Début mars, la Banque centrale du Bangladesh avait ordonné l’éviction de Muhammad Yunus de la tête de l’établissement de microcrédit qu’il a fondé, la Grameen Bank. La raison officielle ? Une question d’âge. Yunus a 71 ans et dans le droit bancaire du pays aucun dirigeant ne peut dépasser 60 ans.

Celui que l’on appelle le banquier des pauvres a contesté une première fois, en vain, cette décision devant la justice, avant d’en appeler à la juridiction la plus haute, la Cour suprême, pour le même résultat : il ne peut plus diriger sa banque, détenue à 25% par les pouvoirs publics. Certains observateurs disent au passage redouter une nationalisation de l’établissement créé par Yunus.

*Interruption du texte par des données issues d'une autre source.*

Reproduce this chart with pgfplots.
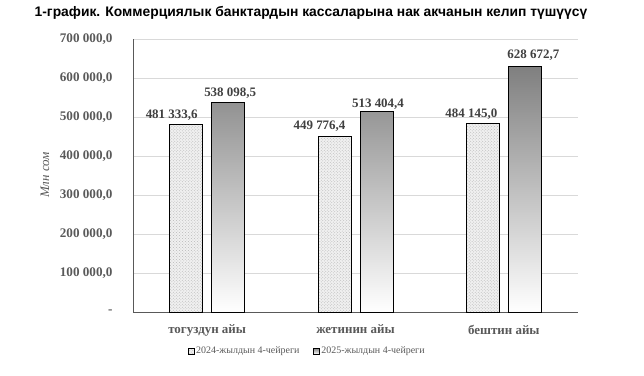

Ce nouveau camouflet s’explique plus largement par les liens plus que tendus qui unissent les autorités du Bangladesh au milliardaire. Ce dernier a notamment été traité de « suceur de sang des pauvres » par le Premier ministre, qui accuse notre baron de détourner l’argent que les plus démunis mettent dans les caisses de la Grameen Bank.

Secret de polichinelle, cette inimitié date de 2007, quand Muhammad Yunus a créé son (éphémère) parti politique. Depuis, les accusations se succèdent, et il n’y a pas un mois sans que Yunus n’essuie de critiques des pouvoirs publics. Ces derniers ne se sont d’ailleurs même pas donné la peine d’expliquer la décision de la Cour suprême, un fait « sans précédent », dénonce un conseiller de l’ancien prix Nobel.

Digne dans la défaite, Muhammad Yunus a demandé aux salariés de sa banque de faire preuve dans leur travail d’un « plus grand dévouement » afin de satisfaire à la vocation de l’établissement : aider les pauvres à créer leur entreprise. Actuellement, la Grameen Bank octroie des prêts à 9 millions de personnes, dont 97% de femmes.